*DATA EXCERPT:*
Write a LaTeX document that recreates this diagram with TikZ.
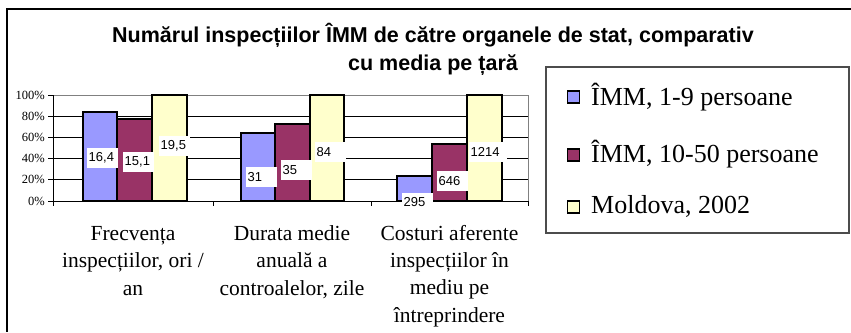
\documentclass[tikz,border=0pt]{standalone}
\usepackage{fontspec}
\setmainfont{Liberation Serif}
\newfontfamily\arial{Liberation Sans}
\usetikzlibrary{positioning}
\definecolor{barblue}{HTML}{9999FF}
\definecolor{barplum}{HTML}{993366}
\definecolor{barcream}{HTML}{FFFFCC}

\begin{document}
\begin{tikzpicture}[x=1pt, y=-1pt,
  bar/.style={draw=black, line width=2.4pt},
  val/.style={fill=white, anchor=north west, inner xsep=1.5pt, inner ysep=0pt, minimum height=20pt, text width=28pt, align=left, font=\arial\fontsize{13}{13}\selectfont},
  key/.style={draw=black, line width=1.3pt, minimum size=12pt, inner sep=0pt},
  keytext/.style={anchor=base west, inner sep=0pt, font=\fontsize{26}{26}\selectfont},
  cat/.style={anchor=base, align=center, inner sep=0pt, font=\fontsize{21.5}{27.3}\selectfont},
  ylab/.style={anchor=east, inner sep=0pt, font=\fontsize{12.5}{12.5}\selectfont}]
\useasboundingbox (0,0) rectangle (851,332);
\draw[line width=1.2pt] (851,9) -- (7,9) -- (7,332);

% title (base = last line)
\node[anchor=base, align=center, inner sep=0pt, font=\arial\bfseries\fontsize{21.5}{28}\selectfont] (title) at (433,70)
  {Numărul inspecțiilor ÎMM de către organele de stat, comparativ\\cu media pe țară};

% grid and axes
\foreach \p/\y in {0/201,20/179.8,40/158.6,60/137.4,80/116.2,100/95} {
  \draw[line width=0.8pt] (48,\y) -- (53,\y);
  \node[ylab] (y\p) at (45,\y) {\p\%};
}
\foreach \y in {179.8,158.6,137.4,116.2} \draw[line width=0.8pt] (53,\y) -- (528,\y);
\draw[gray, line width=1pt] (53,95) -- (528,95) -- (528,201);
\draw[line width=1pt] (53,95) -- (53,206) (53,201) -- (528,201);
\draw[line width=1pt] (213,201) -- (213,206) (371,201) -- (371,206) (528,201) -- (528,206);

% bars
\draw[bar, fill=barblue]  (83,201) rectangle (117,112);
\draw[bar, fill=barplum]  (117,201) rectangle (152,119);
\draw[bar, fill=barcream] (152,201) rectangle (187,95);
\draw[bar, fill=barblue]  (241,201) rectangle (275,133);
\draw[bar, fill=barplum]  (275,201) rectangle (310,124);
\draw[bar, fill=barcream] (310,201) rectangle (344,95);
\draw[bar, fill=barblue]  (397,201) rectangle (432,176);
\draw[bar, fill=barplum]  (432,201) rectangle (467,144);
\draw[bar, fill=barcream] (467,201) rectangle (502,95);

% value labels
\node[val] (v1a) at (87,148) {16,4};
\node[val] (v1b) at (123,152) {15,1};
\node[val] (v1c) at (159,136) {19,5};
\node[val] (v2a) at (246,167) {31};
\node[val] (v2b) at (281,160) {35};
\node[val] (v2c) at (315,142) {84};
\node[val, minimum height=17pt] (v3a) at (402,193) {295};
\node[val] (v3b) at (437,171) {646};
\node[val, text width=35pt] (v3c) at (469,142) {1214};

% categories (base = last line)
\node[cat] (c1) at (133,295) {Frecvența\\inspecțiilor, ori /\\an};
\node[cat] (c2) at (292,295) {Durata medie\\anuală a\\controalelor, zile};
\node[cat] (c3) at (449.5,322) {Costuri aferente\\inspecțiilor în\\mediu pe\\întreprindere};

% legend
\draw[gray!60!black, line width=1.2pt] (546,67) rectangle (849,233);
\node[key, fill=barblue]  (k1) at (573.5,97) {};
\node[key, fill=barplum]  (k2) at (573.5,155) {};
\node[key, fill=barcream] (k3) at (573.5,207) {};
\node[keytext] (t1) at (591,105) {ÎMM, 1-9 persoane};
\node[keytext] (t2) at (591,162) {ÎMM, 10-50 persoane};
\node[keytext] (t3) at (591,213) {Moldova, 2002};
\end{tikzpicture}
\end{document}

*INSTRUCTIONS FOR THE TASK:*
Go from the first line of the listing to the line holding "inspecțiilor ÎMM de" and, please, transcribe those lines exactly, both included, with no pictures.

*OUTPUT FOR THIS EXERCISE:*
Write a LaTeX document that recreates this diagram with TikZ.
\documentclass[tikz,border=0pt]{standalone}
\usepackage{fontspec}
\setmainfont{Liberation Serif}
\newfontfamily\arial{Liberation Sans}
\usetikzlibrary{positioning}
\definecolor{barblue}{HTML}{9999FF}
\definecolor{barplum}{HTML}{993366}
\definecolor{barcream}{HTML}{FFFFCC}

\begin{document}
\begin{tikzpicture}[x=1pt, y=-1pt,
  bar/.style={draw=black, line width=2.4pt},
  val/.style={fill=white, anchor=north west, inner xsep=1.5pt, inner ysep=0pt, minimum height=20pt, text width=28pt, align=left, font=\arial\fontsize{13}{13}\selectfont},
  key/.style={draw=black, line width=1.3pt, minimum size=12pt, inner sep=0pt},
  keytext/.style={anchor=base west, inner sep=0pt, font=\fontsize{26}{26}\selectfont},
  cat/.style={anchor=base, align=center, inner sep=0pt, font=\fontsize{21.5}{27.3}\selectfont},
  ylab/.style={anchor=east, inner sep=0pt, font=\fontsize{12.5}{12.5}\selectfont}]
\useasboundingbox (0,0) rectangle (851,332);
\draw[line width=1.2pt] (851,9) -- (7,9) -- (7,332);

% title (base = last line)
\node[anchor=base, align=center, inner sep=0pt, font=\arial\bfseries\fontsize{21.5}{28}\selectfont] (title) at (433,70)
  {Numărul inspecțiilor ÎMM de către organele de stat, comparativ\\cu media pe țară};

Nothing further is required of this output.